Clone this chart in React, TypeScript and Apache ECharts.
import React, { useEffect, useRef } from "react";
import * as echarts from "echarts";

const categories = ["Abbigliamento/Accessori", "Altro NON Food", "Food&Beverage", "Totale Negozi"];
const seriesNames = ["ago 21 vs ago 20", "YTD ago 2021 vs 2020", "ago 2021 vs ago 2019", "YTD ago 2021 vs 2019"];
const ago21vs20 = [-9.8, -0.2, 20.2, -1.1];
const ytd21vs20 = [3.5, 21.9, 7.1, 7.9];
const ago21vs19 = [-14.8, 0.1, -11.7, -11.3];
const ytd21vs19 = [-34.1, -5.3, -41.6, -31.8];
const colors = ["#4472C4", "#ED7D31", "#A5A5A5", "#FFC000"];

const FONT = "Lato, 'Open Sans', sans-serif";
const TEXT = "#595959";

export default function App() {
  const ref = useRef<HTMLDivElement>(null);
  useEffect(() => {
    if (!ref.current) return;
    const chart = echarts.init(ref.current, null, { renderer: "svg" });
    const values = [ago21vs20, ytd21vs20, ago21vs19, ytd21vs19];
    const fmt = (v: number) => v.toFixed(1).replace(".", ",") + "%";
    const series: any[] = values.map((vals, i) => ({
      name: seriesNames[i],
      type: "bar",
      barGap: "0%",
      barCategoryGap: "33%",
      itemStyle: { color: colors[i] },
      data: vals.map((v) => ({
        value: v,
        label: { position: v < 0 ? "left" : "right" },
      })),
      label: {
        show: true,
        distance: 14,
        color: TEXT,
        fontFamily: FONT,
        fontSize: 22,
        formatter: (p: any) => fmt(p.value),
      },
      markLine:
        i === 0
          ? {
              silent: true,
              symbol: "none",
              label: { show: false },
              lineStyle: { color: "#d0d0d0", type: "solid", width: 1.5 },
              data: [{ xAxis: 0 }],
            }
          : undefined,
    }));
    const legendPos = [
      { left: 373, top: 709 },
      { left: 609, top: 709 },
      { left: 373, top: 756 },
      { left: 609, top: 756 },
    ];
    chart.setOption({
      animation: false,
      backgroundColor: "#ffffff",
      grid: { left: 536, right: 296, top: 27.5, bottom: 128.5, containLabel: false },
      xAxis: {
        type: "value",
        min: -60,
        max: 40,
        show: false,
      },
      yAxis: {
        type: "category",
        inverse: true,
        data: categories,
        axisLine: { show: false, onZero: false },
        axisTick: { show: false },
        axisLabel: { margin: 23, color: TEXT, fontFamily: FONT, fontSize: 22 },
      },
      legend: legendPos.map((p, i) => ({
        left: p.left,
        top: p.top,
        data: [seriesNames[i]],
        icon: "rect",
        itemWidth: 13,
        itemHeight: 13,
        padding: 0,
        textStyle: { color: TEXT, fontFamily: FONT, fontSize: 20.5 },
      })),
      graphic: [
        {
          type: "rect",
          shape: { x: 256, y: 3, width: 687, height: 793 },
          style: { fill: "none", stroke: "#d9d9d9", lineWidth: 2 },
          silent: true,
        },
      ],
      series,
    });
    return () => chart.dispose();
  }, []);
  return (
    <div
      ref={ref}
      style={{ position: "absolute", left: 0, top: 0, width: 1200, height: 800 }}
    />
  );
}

--*--

WHAT IS NEEDED>
Quote the whole listing above, leaving nothing out.

FULL SOLUTION>
Clone this chart in React, TypeScript and Apache ECharts.
import React, { useEffect, useRef } from "react";
import * as echarts from "echarts";

const categories = ["Abbigliamento/Accessori", "Altro NON Food", "Food&Beverage", "Totale Negozi"];
const seriesNames = ["ago 21 vs ago 20", "YTD ago 2021 vs 2020", "ago 2021 vs ago 2019", "YTD ago 2021 vs 2019"];
const ago21vs20 = [-9.8, -0.2, 20.2, -1.1];
const ytd21vs20 = [3.5, 21.9, 7.1, 7.9];
const ago21vs19 = [-14.8, 0.1, -11.7, -11.3];
const ytd21vs19 = [-34.1, -5.3, -41.6, -31.8];
const colors = ["#4472C4", "#ED7D31", "#A5A5A5", "#FFC000"];

const FONT = "Lato, 'Open Sans', sans-serif";
const TEXT = "#595959";

export default function App() {
  const ref = useRef<HTMLDivElement>(null);
  useEffect(() => {
    if (!ref.current) return;
    const chart = echarts.init(ref.current, null, { renderer: "svg" });
    const values = [ago21vs20, ytd21vs20, ago21vs19, ytd21vs19];
    const fmt = (v: number) => v.toFixed(1).replace(".", ",") + "%";
    const series: any[] = values.map((vals, i) => ({
      name: seriesNames[i],
      type: "bar",
      barGap: "0%",
      barCategoryGap: "33%",
      itemStyle: { color: colors[i] },
      data: vals.map((v) => ({
        value: v,
        label: { position: v < 0 ? "left" : "right" },
      })),
      label: {
        show: true,
        distance: 14,
        color: TEXT,
        fontFamily: FONT,
        fontSize: 22,
        formatter: (p: any) => fmt(p.value),
      },
      markLine:
        i === 0
          ? {
              silent: true,
              symbol: "none",
              label: { show: false },
              lineStyle: { color: "#d0d0d0", type: "solid", width: 1.5 },
              data: [{ xAxis: 0 }],
            }
          : undefined,
    }));
    const legendPos = [
      { left: 373, top: 709 },
      { left: 609, top: 709 },
      { left: 373, top: 756 },
      { left: 609, top: 756 },
    ];
    chart.setOption({
      animation: false,
      backgroundColor: "#ffffff",
      grid: { left: 536, right: 296, top: 27.5, bottom: 128.5, containLabel: false },
      xAxis: {
        type: "value",
        min: -60,
        max: 40,
        show: false,
      },
      yAxis: {
        type: "category",
        inverse: true,
        data: categories,
        axisLine: { show: false, onZero: false },
        axisTick: { show: false },
        axisLabel: { margin: 23, color: TEXT, fontFamily: FONT, fontSize: 22 },
      },
      legend: legendPos.map((p, i) => ({
        left: p.left,
        top: p.top,
        data: [seriesNames[i]],
        icon: "rect",
        itemWidth: 13,
        itemHeight: 13,
        padding: 0,
        textStyle: { color: TEXT, fontFamily: FONT, fontSize: 20.5 },
      })),
      graphic: [
        {
          type: "rect",
          shape: { x: 256, y: 3, width: 687, height: 793 },
          style: { fill: "none", stroke: "#d9d9d9", lineWidth: 2 },
          silent: true,
        },
      ],
      series,
    });
    return () => chart.dispose();
  }, []);
  return (
    <div
      ref={ref}
      style={{ position: "absolute", left: 0, top: 0, width: 1200, height: 800 }}
    />
  );
}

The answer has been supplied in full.